Modern church. The Coptic Catholic Church grew considerably after Vatican II, ironically at the expense of the Coptic Orthodox Church.

Much of this growth may be attributed to the Catholic (Copt and Latin) administration of schools (more than 100 parishes sponsor primary and secondary schools), orphanages, clinics and medical dispensaries in some of the poorest and remotest villages of the Nile Valley, which remains the center of Coptic Catholic life.

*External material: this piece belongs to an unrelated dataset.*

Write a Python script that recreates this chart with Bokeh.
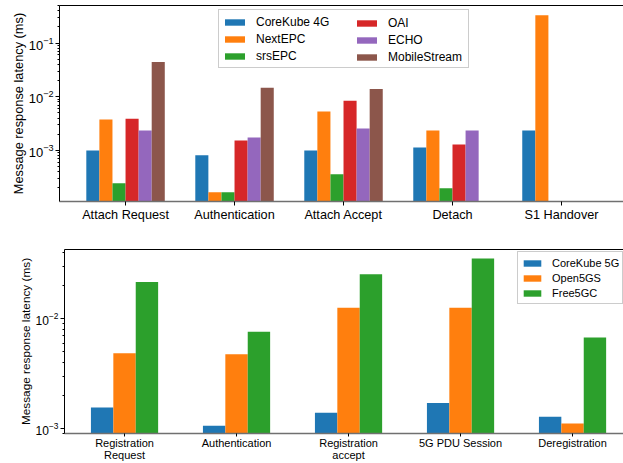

Vatican II’s call for the Eastern Catholic churches to restore their faith and traditions, reinforced by Pope John Paul II in his 1995 apostolic letter, “Orientale Lumen,” has made some impact on the Coptic Catholic Church. Some of the Latinizations of 1898 have been reversed: Icon screens have been restored, the Divine Liturgy has been renewed and the administration of sacraments according to Coptic rites has been revived. But there are no Coptic Catholic monasteries as found in the Coptic Orthodox monastic tradition, which is largely responsible for the Coptic Orthodox renaissance. There are, however, four Coptic Catholic religious communities modeled on Latin Catholic orders.

While the number of Coptic Orthodox entering the Coptic Catholic Church has declined, ecumenical relations between the two are frosty. But as Egypt’s Islamic radicals step up their attacks on all Copts — forcing many to emigrate — their commonalities may banish what has divided them.

Michael La Civita is the executive editor of ONE magazine.